J'eusse aimé, à l'époque, que ma professeure de terminale consacrât quelques heures à la lecture méthodique des sujets car elle contient, dans sa dynamique propre, quelque chose de l'esprit philosophique, détaché de l'exigence rentable de la réponse au profit d'une féconde ignorance qui rend possible l'élaboration et le déploiement d'une pensée critique. Mais, nous dûmes nous débrouiller et comprendre par nous-mêmes la véritable nature du questionnement. Il y avait là une maïeutique silencieuse devant impliquer chacun d'entre nous dans le sujet devenu nôtre. Nous avions à nous coltiner notre ignorance ! Posture socratique oblige !
Aujourd'hui, j'invite les élèves à de multiples reprises à déchiffrer les sujets, examiner les présupposés, à repérer l'opinion commune, les oppositions entre notions, les contradictions apparentes, à formuler le paradoxe, construire l'introduction etc. Jamais, autant de temps n'a été consacré par les collègues et moi-même à la méthodologie philosophique avec le triste constat d'un désintérêt évident de la part des élèves pour ce type d'exercices, même lorsqu'il s'agit de corriger leurs erreurs. La méthode les démotive et les accable. Les corrections de devoir sont considérées comme une perte de temps pour l'écrasante majorité d'entre eux. L'exercice est trop difficile sur la forme comme sur le fond et je ne les en blâme pas. Comment un être connecté en moyenne 5 heures par jour à une machine technologique servant de cordon ombilical peut-il seulement affronter la solitude de la pensée et se donner autant de temps, un temps si peu rentable à identifier, élaborer et tenter de résoudre des problèmes existentiels ou métaphysiques ?
Les exigences d'hier que nous avons affrontées sont désormais perçues comme inaccessibles au commun et même comme paralysantes. Que reste-t-il ? La note ! La note et la triste focalisation libidinale qu'elle implique trouvent une signification dans les transactions avec les parents et le système scolaire obnubilés par le chiffre et le classement. Mais que la note ne signifie rien n'a aucune importance ! La norme est le seul critère, non la pensée ou le désir de savoir désagrégé(e) dans les mirages contemporains. On comprend pourquoi la méthodologie est investie au début par tous les "apprenants" d'un pouvoir magique devant délivrer dans une recette économique et efficace les trucs pour la dissertation. Par là, chacun croit pouvoir s'épargner tout risque dans un face à soi cruellement dénudé. Le pédagogisme méthodologique vient jouer le rôle provisoire de cache-misère narcissique, mais son effet hypnotique ne dure pas très longtemps. La note, avec son implacable tranchant, vient rappeler à chacun à quelle affligeante moralisation doit se soumettre son intelligence mutilée.

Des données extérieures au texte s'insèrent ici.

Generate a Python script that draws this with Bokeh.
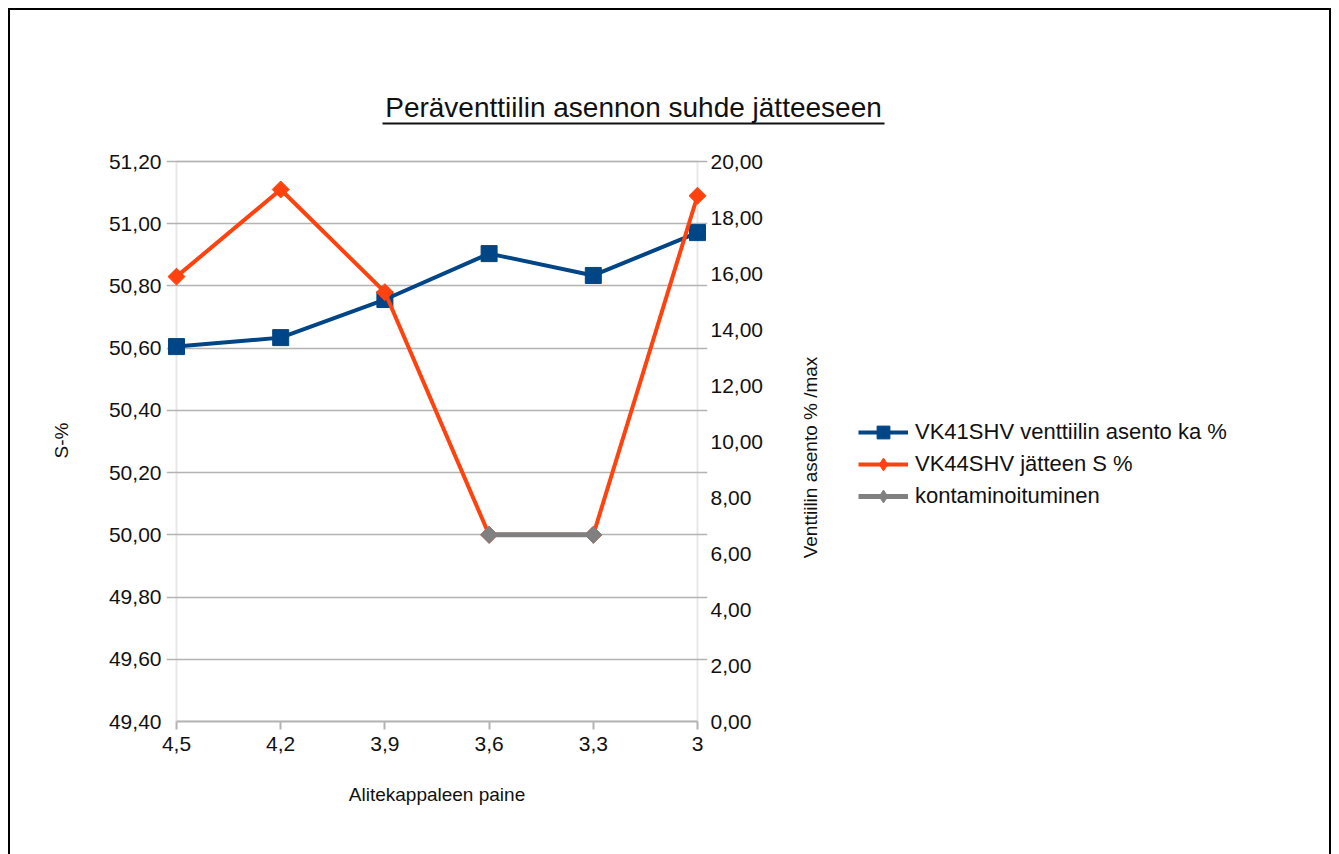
from bokeh.plotting import figure
from bokeh.layouts import column, row
from bokeh.models import (Range1d, LinearAxis, FixedTicker, CustomJSTickFormatter,
                          Legend, LegendItem, Label, BoxAnnotation)
from bokeh.embed import file_html
from bokeh.resources import INLINE
import math

# ---- data ----
pressure = [4.5, 4.2, 3.9, 3.6, 3.3, 3.0]          # Alitekappaleen paine
valve_pos = [13.39, 13.71, 15.07, 16.71, 15.93, 17.46]  # VK41SHV venttiilin asento ka % (right axis)
waste_s = [50.83, 51.11, 50.78, 50.00, 50.00, 51.09]    # VK44SHV jätteen S % (left axis)
contam_x = [3.6, 3.3]
contam_y = [50.00, 50.00]                           # kontaminoituminen
left_ticks = [49.4, 49.6, 49.8, 50.0, 50.2, 50.4, 50.6, 50.8, 51.0, 51.2]
right_ticks = [0, 2, 4, 6, 8, 10, 12, 14, 16, 18, 20]

title_text = "Peräventtiilin asennon suhde jätteeseen"
labels = ["VK41SHV venttiilin asento ka %", "VK44SHV jätteen S %", "kontaminoituminen"]
right_axis_title = "Venttiilin asento % /max"

FONT = "Liberation Sans"
BLUE = "#004586"
ORANGE = "#ff420e"
GRAY = "#808080"
AXIS_GRAY = "#b3b3b3"
TXT = "#111111"

X_LO, X_HI = 3.0, 4.5
Y_LO, Y_HI = 49.4, 51.2
R_LO, R_HI = 0, 20
px_x = (X_HI - X_LO) / 521.0
px_y = (Y_HI - Y_LO) / 560.0
px_r = (R_HI - R_LO) / 560.0
PAD = 10      # horizontal padding so edge markers are not clipped
TPAD = 2

TOTAL_W = 1319
TITLE_H = 120
MAIN_W = 780
MAIN_H = 724

# ---------- title strip ----------
t = figure(width=TOTAL_W, height=TITLE_H, x_range=Range1d(0, 1), y_range=Range1d(0, 1),
           x_axis_type=None, y_axis_type=None, output_backend="svg", toolbar_location=None,
           min_border=0)
t.outline_line_color = None
t.grid.visible = False
t.add_layout(Label(x=623, y=23, x_units="screen", y_units="screen", text=title_text,
                   text_font=FONT, text_font_size="28px", text_align="center",
                   text_baseline="middle", text_color=TXT))
t.add_layout(BoxAnnotation(left=372, right=874, top=8, bottom=6,
                           left_units="screen", right_units="screen",
                           top_units="screen", bottom_units="screen",
                           fill_color=TXT, fill_alpha=1, line_color=None))

# ---------- main chart ----------
p = figure(width=MAIN_W, height=MAIN_H,
           x_range=Range1d(X_HI + PAD * px_x, X_LO - PAD * px_x),
           y_range=Range1d(Y_LO, Y_HI + TPAD * px_y),
           output_backend="svg", toolbar_location=None,
           min_border_left=156, min_border_right=MAIN_W - 156 - 541,
           min_border_top=29, min_border_bottom=133)
p.outline_line_color = None
p.extra_y_ranges = {"right": Range1d(R_LO, R_HI + TPAD * px_r)}

yfmt = CustomJSTickFormatter(code="return tick.toFixed(2).replace('.', ',');")
xfmt = CustomJSTickFormatter(code=(
    "return (Math.abs(tick - Math.round(tick)) < 1e-9) ? Math.round(tick).toString()"
    " : tick.toFixed(1).replace('.', ',');"))

def style_axis(ax):
    ax.axis_line_color = AXIS_GRAY
    ax.axis_line_width = 2
    ax.major_tick_line_color = AXIS_GRAY
    ax.major_tick_line_width = 2
    ax.major_tick_out = 8
    ax.major_tick_in = 0
    ax.minor_tick_line_color = None
    ax.major_label_text_font = FONT
    ax.major_label_text_font_size = "21px"
    ax.major_label_text_color = TXT
    ax.axis_label_text_font = FONT
    ax.axis_label_text_font_size = "19px"
    ax.axis_label_text_font_style = "normal"
    ax.axis_label_text_color = TXT

xa = p.xaxis[0]
xa.ticker = FixedTicker(ticks=pressure)
xa.formatter = xfmt
xa.axis_label = "Alitekappaleen paine"
xa.bounds = (X_LO, X_HI)
style_axis(xa)
xa.major_label_standoff = 7
xa.axis_label_standoff = 30

ya = p.yaxis[0]
ya.ticker = FixedTicker(ticks=left_ticks)
ya.formatter = yfmt
ya.axis_label = "S-%"
ya.bounds = (Y_LO, Y_HI)
style_axis(ya)
ya.axis_line_color = None
ya.major_tick_line_color = None
ya.major_tick_out = 0
ya.major_label_standoff = 5
ya.axis_label_standoff = 34

ra = LinearAxis(y_range_name="right", ticker=FixedTicker(ticks=right_ticks),
                formatter=yfmt, bounds=(R_LO, R_HI))
style_axis(ra)
ra.axis_line_color = None
ra.major_tick_line_color = None
ra.major_tick_out = 0
ra.major_label_standoff = 3
p.add_layout(ra, "right")

p.xgrid.grid_line_color = None
p.ygrid.ticker = FixedTicker(ticks=left_ticks)
p.ygrid.grid_line_color = AXIS_GRAY
p.ygrid.grid_line_width = 1.5

# plot-area outline (vertical axis lines)
p.add_layout(BoxAnnotation(left=X_HI, right=X_LO, bottom=Y_LO, top=Y_HI,
                           fill_alpha=0, line_color=AXIS_GRAY, line_width=2,
                           level="underlay"))

p.line(pressure, valve_pos, y_range_name="right", line_color=BLUE, line_width=4)
p.scatter(pressure, valve_pos, y_range_name="right", marker="square", size=16,
          fill_color=BLUE, line_color=BLUE)
p.line(pressure, waste_s, line_color=ORANGE, line_width=4)
p.scatter(pressure, waste_s, marker="square", angle=math.pi / 4, size=12,
          fill_color=ORANGE, line_color=ORANGE)
p.line(contam_x, contam_y, line_color=GRAY, line_width=5)
p.scatter(contam_x, contam_y, marker="square", angle=math.pi / 4, size=12,
          fill_color=GRAY, line_color=GRAY)

# ---------- right-axis title + legend panel ----------
nan = float("nan")
lg = figure(width=TOTAL_W - MAIN_W, height=MAIN_H, x_range=Range1d(0, 1),
            y_range=Range1d(0, 1), x_axis_type=None, y_axis_type=None,
            output_backend="svg", toolbar_location=None, min_border=0)
lg.outline_line_color = None
lg.grid.visible = False

lg.add_layout(Label(x=20, y=264, x_units="screen", y_units="screen",
                    text=right_axis_title, angle=math.pi / 2,
                    text_font=FONT, text_font_size="19px", text_align="center",
                    text_baseline="middle", text_color=TXT))

k1l = lg.line([nan], [nan], line_color=BLUE, line_width=4)
k1m = lg.scatter([nan], [nan], marker="square", fill_color=BLUE, line_color=BLUE)
k2l = lg.line([nan], [nan], line_color=ORANGE, line_width=4)
k2m = lg.scatter([nan], [nan], marker="diamond", fill_color=ORANGE, line_color=ORANGE)
k3l = lg.line([nan], [nan], line_color=GRAY, line_width=5)
k3m = lg.scatter([nan], [nan], marker="diamond", fill_color=GRAY, line_color=GRAY)
legend = Legend(items=[LegendItem(label=labels[0], renderers=[k1l, k1m]),
                       LegendItem(label=labels[1], renderers=[k2l, k2m]),
                       LegendItem(label=labels[2], renderers=[k3l, k3m])],
                location=(68, 209), glyph_width=50, glyph_height=32, label_height=32,
                spacing=0, label_standoff=7, padding=0, margin=0,
                border_line_color=None, background_fill_alpha=0,
                label_text_font=FONT, label_text_font_size="22px",
                label_text_color=TXT)
lg.add_layout(legend)

layout = column(t, row(p, lg, spacing=0), spacing=0)
layout.styles = {"margin-left": "8px", "margin-top": "8px",
                 "border-top": "2px solid black", "border-left": "2px solid black",
                 "border-right": "2px solid black"}

open("out.html", "w").write(file_html(layout, INLINE))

Evidemment, il n'y a pas de recette philosophique car la méthode ne peut qu'accompagner le risque de penser dans une forme de lâcher-prise inaugural qui rend possible une lecture distanciée et impliquée de la question (paradoxe difficile à résoudre). Aussi faut-il admettre que l'allergie rapidement éprouvée vis-à-vis de la méthodologie philosophique comme vis-à-vis de toute correction est la même que celle qu'on voue à l'effort critique. Dés lors, loin de régler le problème de l'angoisse de la page blanche et de la construction de la dissertation, le pédagogisme méthodologique auquel il convient de sacrifier ne fait que différer l'implication exigée par l'épreuve. Pire, elle la décourage dans l'insupportable découverte que décidément rien ni personne ne peut penser à ma place.